BEGIN Dataset content
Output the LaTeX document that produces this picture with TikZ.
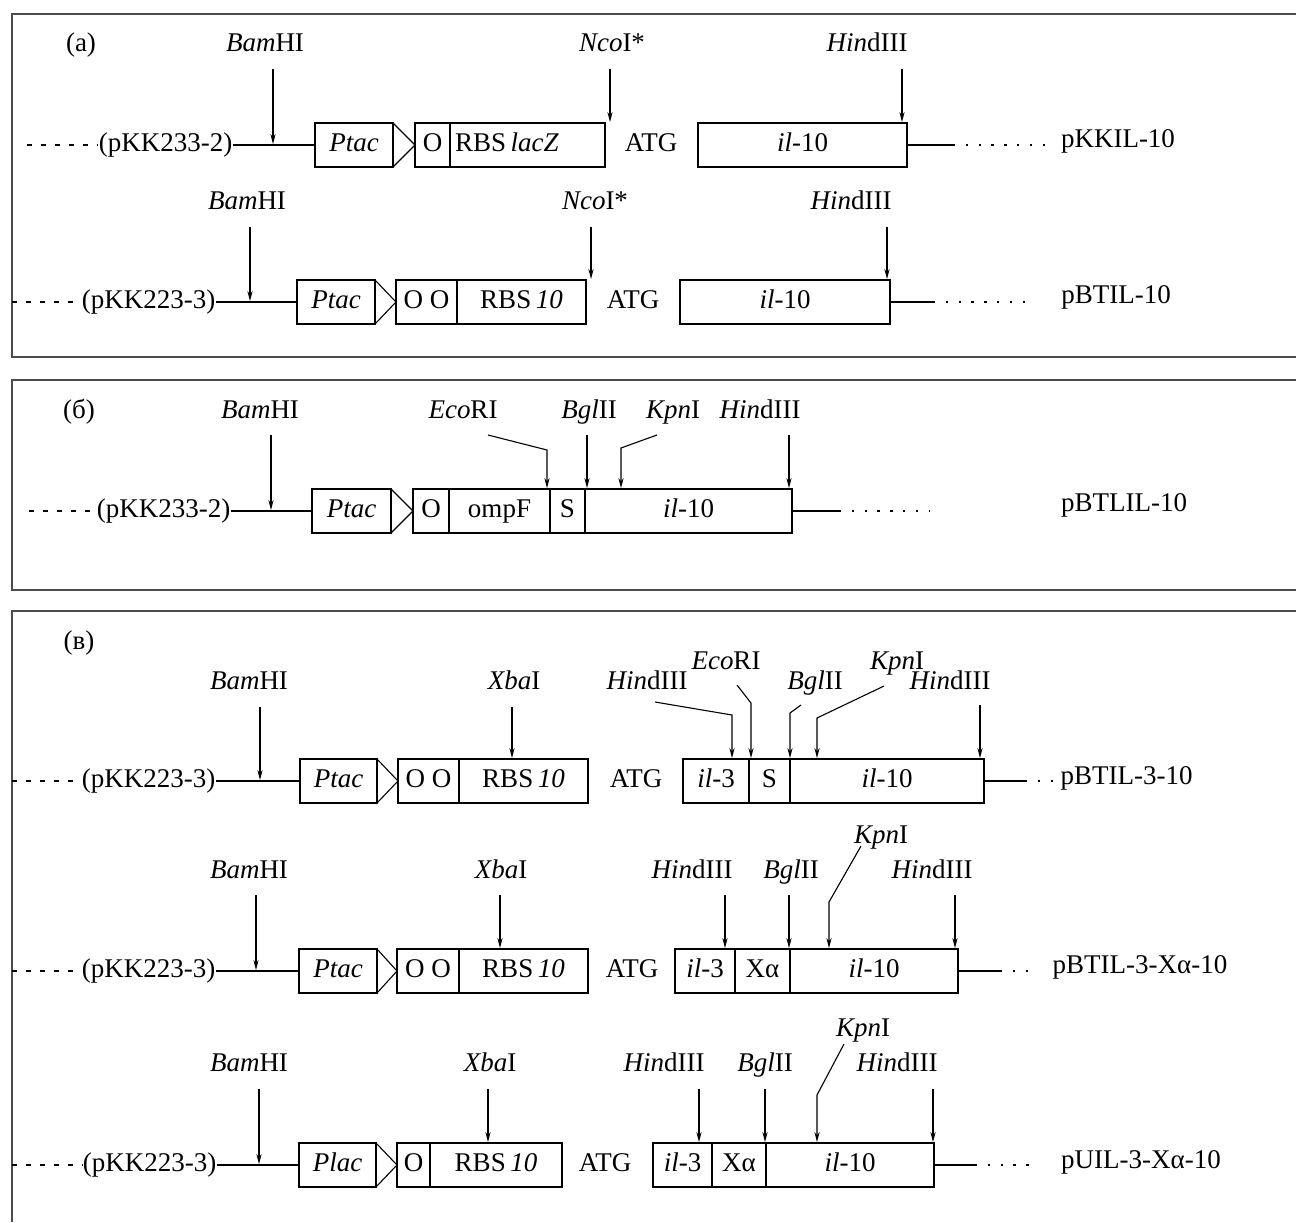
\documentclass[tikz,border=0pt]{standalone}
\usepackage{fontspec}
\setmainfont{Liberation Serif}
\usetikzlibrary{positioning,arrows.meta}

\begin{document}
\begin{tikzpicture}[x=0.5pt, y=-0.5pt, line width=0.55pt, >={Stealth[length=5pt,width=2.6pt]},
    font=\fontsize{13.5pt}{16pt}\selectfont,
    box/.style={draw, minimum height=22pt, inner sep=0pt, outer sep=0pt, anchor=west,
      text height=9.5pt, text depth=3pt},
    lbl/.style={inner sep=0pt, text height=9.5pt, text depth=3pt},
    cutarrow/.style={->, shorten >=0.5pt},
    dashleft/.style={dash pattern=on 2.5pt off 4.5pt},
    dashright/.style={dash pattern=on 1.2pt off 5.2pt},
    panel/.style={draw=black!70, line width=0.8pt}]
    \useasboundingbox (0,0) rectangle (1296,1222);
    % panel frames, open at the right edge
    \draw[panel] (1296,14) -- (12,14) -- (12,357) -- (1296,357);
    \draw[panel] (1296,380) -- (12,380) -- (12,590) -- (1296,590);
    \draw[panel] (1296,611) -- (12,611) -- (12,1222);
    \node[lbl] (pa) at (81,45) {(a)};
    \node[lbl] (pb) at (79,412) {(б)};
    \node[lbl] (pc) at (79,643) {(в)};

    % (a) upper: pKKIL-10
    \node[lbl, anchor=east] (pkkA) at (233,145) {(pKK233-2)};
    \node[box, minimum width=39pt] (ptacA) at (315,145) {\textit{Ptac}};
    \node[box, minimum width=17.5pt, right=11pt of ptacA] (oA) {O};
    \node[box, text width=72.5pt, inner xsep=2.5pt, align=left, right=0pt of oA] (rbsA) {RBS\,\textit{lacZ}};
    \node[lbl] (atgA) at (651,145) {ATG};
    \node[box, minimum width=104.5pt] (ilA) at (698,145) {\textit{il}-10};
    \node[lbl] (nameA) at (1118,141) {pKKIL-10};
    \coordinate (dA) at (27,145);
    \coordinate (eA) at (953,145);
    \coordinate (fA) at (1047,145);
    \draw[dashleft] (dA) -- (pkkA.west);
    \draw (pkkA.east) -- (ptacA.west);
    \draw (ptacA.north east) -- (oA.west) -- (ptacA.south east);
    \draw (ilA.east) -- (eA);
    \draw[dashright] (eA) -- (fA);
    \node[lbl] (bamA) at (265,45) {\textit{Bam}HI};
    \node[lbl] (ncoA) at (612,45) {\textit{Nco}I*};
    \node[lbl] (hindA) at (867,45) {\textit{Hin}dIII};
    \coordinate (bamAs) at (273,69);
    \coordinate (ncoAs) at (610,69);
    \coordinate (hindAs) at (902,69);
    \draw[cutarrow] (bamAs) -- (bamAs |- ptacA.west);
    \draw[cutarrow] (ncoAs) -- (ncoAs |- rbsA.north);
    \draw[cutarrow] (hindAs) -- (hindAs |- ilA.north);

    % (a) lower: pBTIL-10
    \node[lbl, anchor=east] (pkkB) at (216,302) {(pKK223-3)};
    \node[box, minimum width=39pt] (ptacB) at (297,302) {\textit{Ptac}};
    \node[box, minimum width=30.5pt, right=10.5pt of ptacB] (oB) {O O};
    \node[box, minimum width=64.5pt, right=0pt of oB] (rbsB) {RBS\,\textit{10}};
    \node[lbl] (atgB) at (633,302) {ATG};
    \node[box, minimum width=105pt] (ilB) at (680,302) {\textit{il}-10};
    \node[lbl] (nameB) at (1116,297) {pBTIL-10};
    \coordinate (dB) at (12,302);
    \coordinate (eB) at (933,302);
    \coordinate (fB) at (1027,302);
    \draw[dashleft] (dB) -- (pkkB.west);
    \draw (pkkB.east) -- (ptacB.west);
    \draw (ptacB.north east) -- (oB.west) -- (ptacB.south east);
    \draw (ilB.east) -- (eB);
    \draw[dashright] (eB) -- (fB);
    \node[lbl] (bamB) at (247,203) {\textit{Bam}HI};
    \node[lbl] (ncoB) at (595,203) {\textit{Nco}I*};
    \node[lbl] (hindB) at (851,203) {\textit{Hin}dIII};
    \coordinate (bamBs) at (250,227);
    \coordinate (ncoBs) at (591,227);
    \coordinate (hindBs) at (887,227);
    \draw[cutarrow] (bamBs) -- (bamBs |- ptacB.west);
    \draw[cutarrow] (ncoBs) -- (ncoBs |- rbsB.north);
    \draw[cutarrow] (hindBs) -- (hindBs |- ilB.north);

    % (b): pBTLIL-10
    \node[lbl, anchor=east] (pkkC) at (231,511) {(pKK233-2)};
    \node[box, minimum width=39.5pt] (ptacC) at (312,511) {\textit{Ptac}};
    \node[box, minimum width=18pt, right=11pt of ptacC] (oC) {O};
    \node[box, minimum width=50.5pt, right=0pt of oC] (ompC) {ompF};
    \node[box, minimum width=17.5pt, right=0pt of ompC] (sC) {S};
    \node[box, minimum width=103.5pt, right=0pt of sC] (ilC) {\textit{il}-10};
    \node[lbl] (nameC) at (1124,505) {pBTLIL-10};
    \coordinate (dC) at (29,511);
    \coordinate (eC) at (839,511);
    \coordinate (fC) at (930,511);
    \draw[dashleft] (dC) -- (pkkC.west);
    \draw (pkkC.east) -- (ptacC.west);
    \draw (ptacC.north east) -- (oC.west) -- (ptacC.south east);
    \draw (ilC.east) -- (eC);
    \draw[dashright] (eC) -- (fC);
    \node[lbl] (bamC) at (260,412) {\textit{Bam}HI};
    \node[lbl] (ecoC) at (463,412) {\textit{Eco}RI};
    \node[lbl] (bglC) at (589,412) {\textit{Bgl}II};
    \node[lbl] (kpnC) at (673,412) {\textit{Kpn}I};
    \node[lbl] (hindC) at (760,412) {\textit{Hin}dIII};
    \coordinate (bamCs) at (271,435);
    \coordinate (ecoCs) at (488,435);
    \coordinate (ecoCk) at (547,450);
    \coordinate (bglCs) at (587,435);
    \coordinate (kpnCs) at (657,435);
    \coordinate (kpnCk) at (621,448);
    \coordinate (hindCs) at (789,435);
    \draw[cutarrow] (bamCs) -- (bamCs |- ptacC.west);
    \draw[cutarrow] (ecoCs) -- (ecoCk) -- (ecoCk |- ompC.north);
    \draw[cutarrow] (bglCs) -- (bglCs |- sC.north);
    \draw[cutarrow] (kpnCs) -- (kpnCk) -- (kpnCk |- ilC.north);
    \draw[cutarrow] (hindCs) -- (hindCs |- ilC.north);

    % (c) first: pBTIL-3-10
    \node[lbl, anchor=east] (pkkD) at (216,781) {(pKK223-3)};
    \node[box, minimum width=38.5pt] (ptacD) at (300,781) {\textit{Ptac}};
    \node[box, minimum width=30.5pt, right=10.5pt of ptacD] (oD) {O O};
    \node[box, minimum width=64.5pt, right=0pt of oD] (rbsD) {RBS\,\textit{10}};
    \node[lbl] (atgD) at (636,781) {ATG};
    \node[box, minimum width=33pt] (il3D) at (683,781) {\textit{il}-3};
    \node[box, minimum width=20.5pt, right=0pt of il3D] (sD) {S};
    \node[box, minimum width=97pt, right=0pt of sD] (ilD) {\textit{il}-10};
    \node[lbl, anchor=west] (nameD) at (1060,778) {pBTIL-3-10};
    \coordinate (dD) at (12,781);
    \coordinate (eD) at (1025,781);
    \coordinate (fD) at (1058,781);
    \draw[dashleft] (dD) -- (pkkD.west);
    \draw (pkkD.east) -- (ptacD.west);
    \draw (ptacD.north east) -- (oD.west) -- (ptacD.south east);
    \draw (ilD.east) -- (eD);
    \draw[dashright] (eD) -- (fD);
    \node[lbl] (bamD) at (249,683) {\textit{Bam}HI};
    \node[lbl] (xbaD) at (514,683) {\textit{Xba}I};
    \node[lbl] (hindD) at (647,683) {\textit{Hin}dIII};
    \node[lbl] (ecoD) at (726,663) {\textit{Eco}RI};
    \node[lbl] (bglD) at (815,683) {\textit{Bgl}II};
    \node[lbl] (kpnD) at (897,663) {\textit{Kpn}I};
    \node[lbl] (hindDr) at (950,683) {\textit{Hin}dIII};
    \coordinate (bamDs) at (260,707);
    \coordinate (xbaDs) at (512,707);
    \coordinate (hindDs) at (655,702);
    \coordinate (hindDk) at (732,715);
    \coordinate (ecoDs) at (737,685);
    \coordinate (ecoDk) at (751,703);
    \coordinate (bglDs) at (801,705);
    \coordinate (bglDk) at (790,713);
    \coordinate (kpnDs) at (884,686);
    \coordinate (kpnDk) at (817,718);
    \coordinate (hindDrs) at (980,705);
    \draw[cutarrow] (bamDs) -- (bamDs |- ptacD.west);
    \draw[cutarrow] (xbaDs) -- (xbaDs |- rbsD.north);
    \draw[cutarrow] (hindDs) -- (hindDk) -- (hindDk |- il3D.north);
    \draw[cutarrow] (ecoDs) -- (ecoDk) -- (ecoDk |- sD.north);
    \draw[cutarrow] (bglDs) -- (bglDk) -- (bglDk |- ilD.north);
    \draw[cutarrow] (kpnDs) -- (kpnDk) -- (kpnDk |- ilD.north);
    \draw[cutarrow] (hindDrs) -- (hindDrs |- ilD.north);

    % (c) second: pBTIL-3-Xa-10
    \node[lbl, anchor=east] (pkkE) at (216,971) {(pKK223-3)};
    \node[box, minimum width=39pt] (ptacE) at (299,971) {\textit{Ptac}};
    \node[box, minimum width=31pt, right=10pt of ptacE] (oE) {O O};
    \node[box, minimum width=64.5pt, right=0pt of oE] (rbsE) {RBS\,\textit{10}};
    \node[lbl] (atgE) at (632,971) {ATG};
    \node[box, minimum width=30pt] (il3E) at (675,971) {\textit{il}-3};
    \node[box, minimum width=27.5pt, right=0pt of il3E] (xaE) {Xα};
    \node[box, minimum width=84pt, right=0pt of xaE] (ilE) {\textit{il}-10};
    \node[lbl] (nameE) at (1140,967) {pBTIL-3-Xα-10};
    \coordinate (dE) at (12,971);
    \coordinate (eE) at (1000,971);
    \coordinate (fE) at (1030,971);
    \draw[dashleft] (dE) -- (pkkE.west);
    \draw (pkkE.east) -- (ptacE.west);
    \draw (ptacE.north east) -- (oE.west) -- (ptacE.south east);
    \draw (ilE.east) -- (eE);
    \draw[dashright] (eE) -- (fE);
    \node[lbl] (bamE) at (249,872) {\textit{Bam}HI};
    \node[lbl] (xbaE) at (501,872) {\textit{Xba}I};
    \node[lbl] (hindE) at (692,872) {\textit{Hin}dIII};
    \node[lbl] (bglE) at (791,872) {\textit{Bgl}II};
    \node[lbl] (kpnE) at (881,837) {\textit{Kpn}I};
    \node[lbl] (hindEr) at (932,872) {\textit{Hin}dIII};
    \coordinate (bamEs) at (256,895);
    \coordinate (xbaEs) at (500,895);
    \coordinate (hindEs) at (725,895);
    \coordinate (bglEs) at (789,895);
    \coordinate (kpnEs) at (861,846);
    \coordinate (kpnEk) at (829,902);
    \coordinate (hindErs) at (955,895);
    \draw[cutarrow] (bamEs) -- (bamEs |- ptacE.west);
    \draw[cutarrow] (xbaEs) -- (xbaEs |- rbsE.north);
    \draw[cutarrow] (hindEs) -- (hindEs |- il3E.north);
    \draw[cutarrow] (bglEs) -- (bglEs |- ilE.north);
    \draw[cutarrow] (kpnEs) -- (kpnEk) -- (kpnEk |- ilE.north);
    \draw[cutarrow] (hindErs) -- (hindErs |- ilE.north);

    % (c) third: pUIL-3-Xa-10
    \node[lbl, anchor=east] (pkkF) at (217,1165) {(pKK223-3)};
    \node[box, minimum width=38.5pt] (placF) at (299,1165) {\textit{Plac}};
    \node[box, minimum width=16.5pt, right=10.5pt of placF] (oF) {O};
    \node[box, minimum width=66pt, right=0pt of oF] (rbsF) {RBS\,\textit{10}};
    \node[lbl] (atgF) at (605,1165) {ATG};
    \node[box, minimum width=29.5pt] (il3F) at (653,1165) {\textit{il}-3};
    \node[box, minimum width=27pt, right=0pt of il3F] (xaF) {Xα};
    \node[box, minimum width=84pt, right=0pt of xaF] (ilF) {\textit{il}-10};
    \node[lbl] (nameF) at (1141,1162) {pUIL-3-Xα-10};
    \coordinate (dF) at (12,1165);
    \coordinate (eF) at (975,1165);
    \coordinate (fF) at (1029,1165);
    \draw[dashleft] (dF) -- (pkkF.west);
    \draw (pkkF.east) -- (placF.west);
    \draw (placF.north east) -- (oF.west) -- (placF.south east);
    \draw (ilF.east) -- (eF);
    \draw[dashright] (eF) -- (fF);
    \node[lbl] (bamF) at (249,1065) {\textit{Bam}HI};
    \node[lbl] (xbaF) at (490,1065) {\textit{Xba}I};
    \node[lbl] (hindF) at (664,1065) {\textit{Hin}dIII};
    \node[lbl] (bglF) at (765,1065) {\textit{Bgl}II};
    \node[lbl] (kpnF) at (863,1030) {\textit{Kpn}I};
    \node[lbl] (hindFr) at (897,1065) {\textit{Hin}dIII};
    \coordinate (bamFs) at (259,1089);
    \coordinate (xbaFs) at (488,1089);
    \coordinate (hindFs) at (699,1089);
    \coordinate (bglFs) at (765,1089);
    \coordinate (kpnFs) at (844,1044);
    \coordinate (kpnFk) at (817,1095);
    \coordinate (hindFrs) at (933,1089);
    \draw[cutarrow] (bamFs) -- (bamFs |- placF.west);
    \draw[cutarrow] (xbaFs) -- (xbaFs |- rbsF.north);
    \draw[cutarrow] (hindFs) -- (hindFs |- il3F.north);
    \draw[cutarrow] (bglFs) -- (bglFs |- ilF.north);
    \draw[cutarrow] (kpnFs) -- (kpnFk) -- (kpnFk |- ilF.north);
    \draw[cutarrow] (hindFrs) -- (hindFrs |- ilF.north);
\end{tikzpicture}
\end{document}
END Dataset content
• **Written exercise**: Please extract exactly the lines of the data, from the first through the line containing "(pc) at (79,643)", and add no pictures to the copy.

• **Expected answer**:
Output the LaTeX document that produces this picture with TikZ.
\documentclass[tikz,border=0pt]{standalone}
\usepackage{fontspec}
\setmainfont{Liberation Serif}
\usetikzlibrary{positioning,arrows.meta}

\begin{document}
\begin{tikzpicture}[x=0.5pt, y=-0.5pt, line width=0.55pt, >={Stealth[length=5pt,width=2.6pt]},
    font=\fontsize{13.5pt}{16pt}\selectfont,
    box/.style={draw, minimum height=22pt, inner sep=0pt, outer sep=0pt, anchor=west,
      text height=9.5pt, text depth=3pt},
    lbl/.style={inner sep=0pt, text height=9.5pt, text depth=3pt},
    cutarrow/.style={->, shorten >=0.5pt},
    dashleft/.style={dash pattern=on 2.5pt off 4.5pt},
    dashright/.style={dash pattern=on 1.2pt off 5.2pt},
    panel/.style={draw=black!70, line width=0.8pt}]
    \useasboundingbox (0,0) rectangle (1296,1222);
    % panel frames, open at the right edge
    \draw[panel] (1296,14) -- (12,14) -- (12,357) -- (1296,357);
    \draw[panel] (1296,380) -- (12,380) -- (12,590) -- (1296,590);
    \draw[panel] (1296,611) -- (12,611) -- (12,1222);
    \node[lbl] (pa) at (81,45) {(a)};
    \node[lbl] (pb) at (79,412) {(б)};
    \node[lbl] (pc) at (79,643) {(в)};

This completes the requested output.